After bundling with scope hoisting, the bundle might look like this:
function bar() {
console.log(this);
}
bar();
But now the bar()
function is being called directly, with no object property access. Therefore, the this
value is undefined
(in strict mode). This is broken in Rollup, ESBuild, Parcel, Rolldown, and webpack.
This gets even more complicated when re-exports are involved, because the this
value should be the re-exporting module, not the module where the function is declared.
Is scope hoisting worth it?
That's what I've been wondering lately. It seems like an awful lot of complexity for pretty limited optimization potential.

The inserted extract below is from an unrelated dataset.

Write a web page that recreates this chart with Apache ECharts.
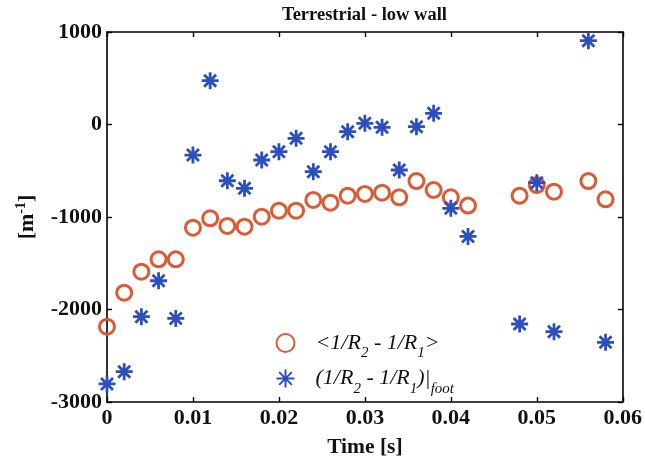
<!DOCTYPE html>
<html><head><meta charset="utf-8">
<script src="https://cdn.jsdelivr.net/npm/echarts@6/dist/echarts.min.js"></script>
<style>html,body{margin:0;padding:0;background:#fff}#c{width:645px;height:463px}</style>
</head><body><div id="c"></div>
<script>
const timeVals = [0,0.002,0.004,0.006,0.008,0.010,0.012,0.014,0.016,0.018,0.020,0.022,0.024,0.026,0.028,0.030,0.032,0.034,0.036,0.038,0.040,0.042,0.048,0.050,0.052,0.056,0.058];
const meanCurv = [-2186,-1818,-1591,-1458,-1458,-1115,-1014,-1097,-1105,-997,-932,-932,-816,-845,-770,-751,-737,-787,-611,-708,-787,-877,-770,-655,-726,-611,-809];
const footCurv = [-2805,-2672,-2078,-1689,-2096,-330,474,-608,-690,-384,-294,-149,-510,-294,-78,13,-30,-492,-24,121,-906,-1210,-2157,-629,-2240,906,-2355];
const xTicks = {min:0,max:0.06,interval:0.01};
const yTicks = {min:-3000,max:1000,interval:1000};

const serif = 'Liberation Serif';
const pair = (xs, ys) => xs.map((x,i)=>[x,ys[i]]);
const star = 'path://M0,-10L0,10M-10,0L10,0M-7.07,-7.07L7.07,7.07M-7.07,7.07L7.07,-7.07';
const red = '#DC5A34', blue = '#2C4FC0';
const axisLine = {show:true,onZero:false,lineStyle:{color:'#000',width:1.6}};
const ticks = {show:true,inside:true,length:5,lineStyle:{color:'#000',width:1.4}};
const plain = v => String(v);
const chart = echarts.init(document.getElementById('c'));
const leg = {
  i:{fontFamily:serif,fontStyle:'italic',fontSize:22,color:'#111',lineHeight:28,verticalAlign:'middle'},
  s:{fontFamily:serif,fontStyle:'italic',fontSize:15,color:'#111',lineHeight:28,verticalAlign:'bottom',padding:[0,0,-4,0]}
};
chart.setOption({
  animation:false,
  backgroundColor:'#fff',
  title:{text:'Terrestrial - low wall',left:277,top:1,
    textStyle:{fontFamily:serif,fontWeight:'bold',fontSize:18.5,color:'#111'}},
  grid:{left:107,right:20,top:32,bottom:61},
  xAxis:[
    {type:'value',position:'bottom',min:xTicks.min,max:xTicks.max,interval:xTicks.interval,
     name:'Time [s]',nameLocation:'middle',nameGap:34,
     nameTextStyle:{fontFamily:serif,fontWeight:'bold',fontSize:21.5,color:'#111'},
     axisLine:axisLine,axisTick:ticks,splitLine:{show:false},
     axisLabel:{fontFamily:serif,fontWeight:'bold',fontSize:22,color:'#111',margin:5,formatter:plain}},
    {type:'value',position:'top',min:xTicks.min,max:xTicks.max,interval:xTicks.interval,
     axisLine:axisLine,axisTick:ticks,splitLine:{show:false},axisLabel:{show:false}}
  ],
  yAxis:[
    {type:'value',position:'left',min:yTicks.min,max:yTicks.max,interval:yTicks.interval,
     name:'{a|[m}{b|-1}{a|]}',nameLocation:'middle',nameGap:67,nameRotate:90,
     nameTextStyle:{rich:{
       a:{fontFamily:serif,fontWeight:'bold',fontSize:22,color:'#111',lineHeight:26,verticalAlign:'middle'},
       b:{fontFamily:serif,fontWeight:'bold',fontSize:14,color:'#111',lineHeight:26,verticalAlign:'top'}}},
     axisLine:axisLine,axisTick:ticks,splitLine:{show:false},
     axisLabel:{fontFamily:serif,fontWeight:'bold',fontSize:22,color:'#111',margin:5,formatter:plain}},
    {type:'value',position:'right',min:yTicks.min,max:yTicks.max,interval:yTicks.interval,
     axisLine:axisLine,axisTick:ticks,splitLine:{show:false},axisLabel:{show:false}}
  ],
  legend:{orient:'vertical',left:269,top:327,itemGap:6,itemWidth:50,itemHeight:18,
    data:['mean','foot'],
    formatter:function(n){
      return n==='mean' ? '{i|<1/R}{s|2}{i| - 1/R}{s|1}{i|>}' : '{i|(1/R}{s|2}{i| - 1/R}{s|1}{i|)|}{s|foot}';
    },
    textStyle:{rich:leg}},
  series:[
    {name:'mean',type:'scatter',data:pair(timeVals,meanCurv),symbol:'circle',symbolSize:15,
     itemStyle:{color:'rgba(0,0,0,0)',borderColor:red,borderWidth:3,opacity:1}},
    {name:'foot',type:'scatter',data:pair(timeVals,footCurv),symbol:star,symbolSize:17,
     itemStyle:{color:'none',borderColor:blue,borderWidth:2.8,opacity:1}}
  ]
});
</script></body></html>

When Rollup was created, it did not support code splitting at all. In that case, scope hoisting can (mostly) work well. But this is a very limited use case – basically bundling libraries or very small applications. Bundling libraries is also not really a good idea either, but that's a topic for another post.

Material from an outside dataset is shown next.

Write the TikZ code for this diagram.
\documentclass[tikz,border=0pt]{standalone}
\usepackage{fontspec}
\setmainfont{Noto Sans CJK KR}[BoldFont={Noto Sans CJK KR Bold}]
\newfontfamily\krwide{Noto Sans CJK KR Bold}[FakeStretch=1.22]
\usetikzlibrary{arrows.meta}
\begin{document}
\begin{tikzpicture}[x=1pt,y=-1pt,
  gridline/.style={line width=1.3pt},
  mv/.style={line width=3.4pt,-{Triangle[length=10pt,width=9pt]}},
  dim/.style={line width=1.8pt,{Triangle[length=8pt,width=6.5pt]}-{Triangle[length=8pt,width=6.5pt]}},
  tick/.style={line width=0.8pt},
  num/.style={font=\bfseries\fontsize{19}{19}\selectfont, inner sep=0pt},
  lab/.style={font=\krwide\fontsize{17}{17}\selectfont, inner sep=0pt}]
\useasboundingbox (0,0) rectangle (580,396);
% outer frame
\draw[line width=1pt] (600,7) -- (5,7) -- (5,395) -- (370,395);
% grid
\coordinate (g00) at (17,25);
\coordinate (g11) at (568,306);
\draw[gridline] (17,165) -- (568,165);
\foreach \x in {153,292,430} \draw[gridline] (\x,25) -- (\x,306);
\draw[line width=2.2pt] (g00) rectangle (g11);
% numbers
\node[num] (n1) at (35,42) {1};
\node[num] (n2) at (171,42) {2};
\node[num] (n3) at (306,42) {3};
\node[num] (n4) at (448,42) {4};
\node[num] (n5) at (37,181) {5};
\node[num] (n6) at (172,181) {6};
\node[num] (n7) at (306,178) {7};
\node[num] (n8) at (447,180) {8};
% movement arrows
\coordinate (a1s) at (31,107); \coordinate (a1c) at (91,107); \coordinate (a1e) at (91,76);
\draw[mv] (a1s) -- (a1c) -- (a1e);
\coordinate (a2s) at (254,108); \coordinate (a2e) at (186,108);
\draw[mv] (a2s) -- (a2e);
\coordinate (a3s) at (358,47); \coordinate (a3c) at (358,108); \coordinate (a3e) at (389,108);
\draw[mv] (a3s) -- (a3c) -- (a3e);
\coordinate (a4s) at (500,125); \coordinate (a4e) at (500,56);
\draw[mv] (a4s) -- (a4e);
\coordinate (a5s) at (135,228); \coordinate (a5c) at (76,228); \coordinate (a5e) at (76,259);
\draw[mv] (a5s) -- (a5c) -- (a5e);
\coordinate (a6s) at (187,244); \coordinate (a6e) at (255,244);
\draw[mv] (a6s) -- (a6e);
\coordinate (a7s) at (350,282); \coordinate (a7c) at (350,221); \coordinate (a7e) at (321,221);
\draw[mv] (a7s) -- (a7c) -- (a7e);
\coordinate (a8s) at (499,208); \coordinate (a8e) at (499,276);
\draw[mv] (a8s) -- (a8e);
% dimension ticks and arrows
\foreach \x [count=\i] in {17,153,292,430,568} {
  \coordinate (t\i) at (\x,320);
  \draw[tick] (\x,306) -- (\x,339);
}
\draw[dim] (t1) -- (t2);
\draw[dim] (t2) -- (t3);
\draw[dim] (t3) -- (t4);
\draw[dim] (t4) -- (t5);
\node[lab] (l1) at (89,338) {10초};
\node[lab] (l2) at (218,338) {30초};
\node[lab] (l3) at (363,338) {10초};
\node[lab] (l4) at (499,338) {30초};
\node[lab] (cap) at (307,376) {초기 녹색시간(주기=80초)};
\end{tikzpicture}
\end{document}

Once code splitting is introduced, scope hoisting has very limited benefit. In my tests with Parcel on real-world apps, less than 5% of the modules didn't end up wrapped in a function. Basically only the modules within entry bundles can be scope hoisted – anything in shared bundles, or accessed via dynamic import must be wrapped. Module concatenation as webpack implements may help with this, but even then there are a lot of cases where the optimization bails out.
Scope hoisting was also supposed to help with tree shaking. By making references between modules static variable accesses rather than going through a function, minifiers could work better because they could "see" across modules and remove code that wasn't used. But that's only a benefit if you're relying on a general purpose minifier to implement tree shaking. Bundlers can also collect this information themselves and perform tree shaking even when modules are wrapped, and even when referenced between different bundles.

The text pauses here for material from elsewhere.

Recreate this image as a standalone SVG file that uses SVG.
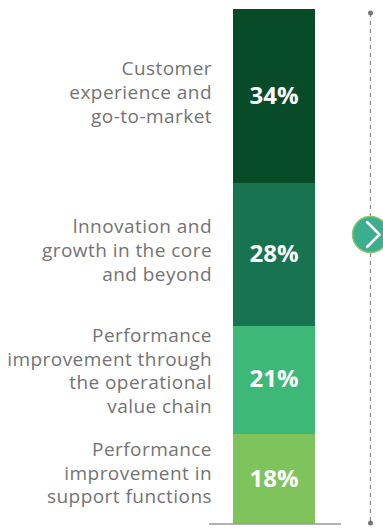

One other potential benefit of scope hoisting is runtime performance. In 2016, Nolan Lawson wrote a post about the cost of small modules. He attempted to measure both the bundle size and runtime cost of function wrappers around modules. At the time, however, only Rollup implemented tree shaking, so the bundle size cost was larger than in reality. The runtime cost (basically the cost of object property access vs static variable reference) is interesting. I would be curious to test this again using modern hardware and JS engines and see if it's still a factor today. On the other hand, lazily evaluating modules only when they are needed rather than all up front can have a performance benefit too.
So in summary: I'm not sure scope hoisting is worth it anymore, and I'm considering removing it in Parcel v3. Of course, we'll still have tree shaking, dead code elimination, constant folding, and other optimizations, but I'm considering a design where modules are wrapped in functions by default to improve correctness and reduce complexity. I'll report back how it goes.